Enclosure, Knockanure, Co. Wexford
Co. Wexford |
Enclosures
On the ground at Knockanure in County Wexford, there is nothing obviously to see.
No earthwork rises from the grass, no stone announces itself, no local signpost points the way. The enclosure here exists, for now at least, only as a cropmark, a faint oval outline that becomes legible solely from the air, captured in a Google Earth image dated 14 July 2018. Cropmarks form when buried features such as ditches or banks affect the growth of crops or grass above them, producing subtle differences in colour and height that satellite imagery can sometimes resolve with remarkable clarity. Without that aerial perspective, the site would remain entirely invisible.
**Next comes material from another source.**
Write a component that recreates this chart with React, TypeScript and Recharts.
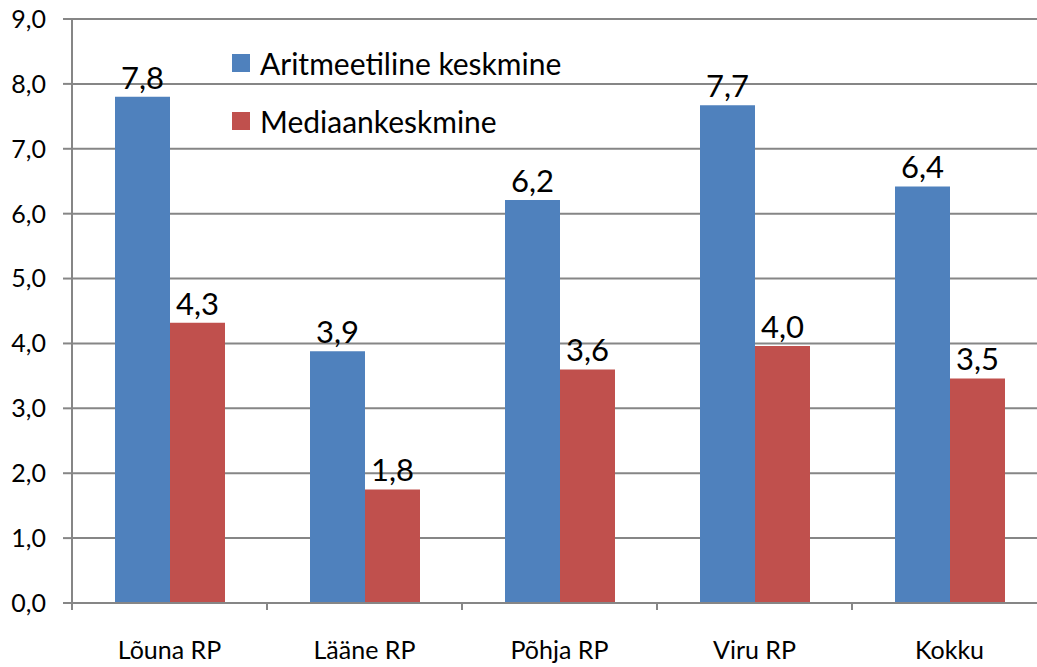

What the image reveals is an oval enclosure roughly 50 metres along its northeast to southwest axis and approximately 38 metres across the other way, defined by a single fosse, that is, a dug ditch, somewhere between two and four metres wide. The perimeter is not perfectly intact; a northeast to southwest field bank clips and slightly truncates part of the circuit, and a short line of bushes running roughly west-northwest to east-southeast sits inside the enclosure near its southwestern edge. These are the ordinary intrusions of agricultural land management across the centuries, and they are mild enough that the overall shape remains legible. The site was first identified and reported by Simon Dowling, one of those quiet contributors to Irish archaeology who scan satellite imagery methodically and flag what they find.